Location: 50 Cathedral Square, Christchurch City Centre

Current status: Demolished

Active: 1863–2011 (as a music venue: c. 1980s–2010)

History

Few buildings in Christchurch matched the longevity or layered history of Warners Hotel at 50 Cathedral Square. The site’s story begins in 1863, when John Etherden Coker — a former Inspector of Public Nuisances for Christchurch City — opened his Commercial and Dining Rooms on Town Section 702, at the northeast corner of Cathedral Square. William Francis Warner, a former sea captain who had earned a measure of celebrity for saving a passenger’s life during an 1861 voyage on the brig Reah Sylvia, purchased the establishment in the mid-1870s and lent it his name. Warner was described in the press of his era as “shrewd, business-like, practical, with the readiness of resource which characterises old salts,” and he oversaw decades of expansion before drowning in a boating accident on the Avon Heathcote Estuary in 1896.

By 1891 the hotel had grown to 78 rooms, complete with ladies’ dining and drawing rooms, sample rooms for commercial travellers, and modern bathrooms. Fire destroyed the wooden original on 24 April 1900, gutting the building overnight; a brick replacement was commissioned immediately. On 29 October 1901 a grand new hotel, designed by architect Joseph Maddison in the Victorian Free Classical style, opened its doors with over 120 rooms, cedar-fitted bars with bevelled mirrors, electric reading lamps in each room, and a dining room seating 200 beneath ornamental ceilings. A fourth storey was added in 1910, maintaining the building’s architectural integrity by shifting the entrance pediment up one floor. In 1917, the northern end of the building was demolished to build the Liberty Theatre — seating 1,400 and later renamed the Savoy Theatre — partly as a noise buffer between hotel guests and the adjacent Lyttelton Times printing presses. The Savoy was itself demolished in 1993, and the resulting gap became a popular beer garden.

Heritage New Zealand registered the building as a Category II historic place in April 1997. In 2010 a 14-storey Novotel opened behind a faithful replica of the original 1910 façade. As a live music venue, Warners Hotel found its heyday in the 1980s and 1990s, when its bar hosted Thursday-night gigs that became a fixture of the Christchurch music scene.
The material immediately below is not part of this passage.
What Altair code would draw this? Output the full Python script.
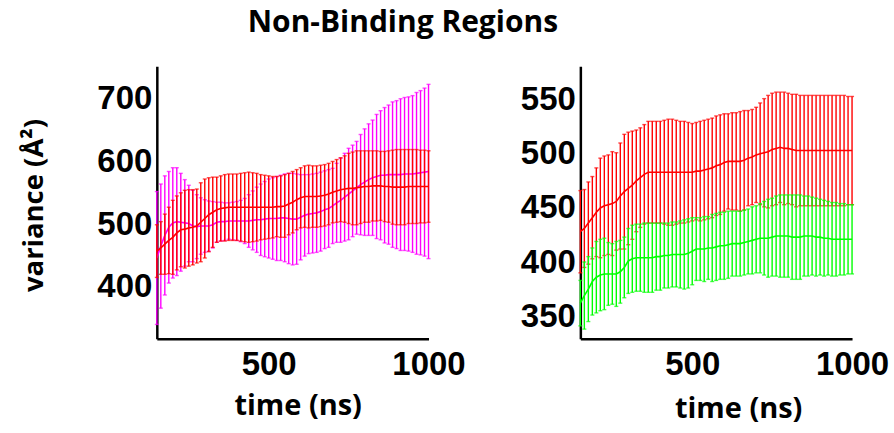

Documented performances include Radiohead (June 1994), The Mutton Birds (May 1994), Dead Moon (February 1996), The Chills (September 1996), Shihad (February, August and November 1996), the 3Ds (August 1996), NoMeansNo (November 1995), Paw (December 1995), and multiple shows by Straitjacket Fits, David Kilgour, Headless Chickens, The Jean-Paul Sartre Experience, The Bats, and Bailterspace. The February 2011 Canterbury earthquake caused severe structural damage to the heritage building, and by November 2011 the historic portion had been demolished. The Novotel reopened in August 2013 after its own earthquake repairs.

Gigs at this point (mainly at Warners in Cathedral Square on a Thursday night, although the Dux de Lux was also a mainstay as well) often saw large crowds, with Warners sometimes attracting 800 people.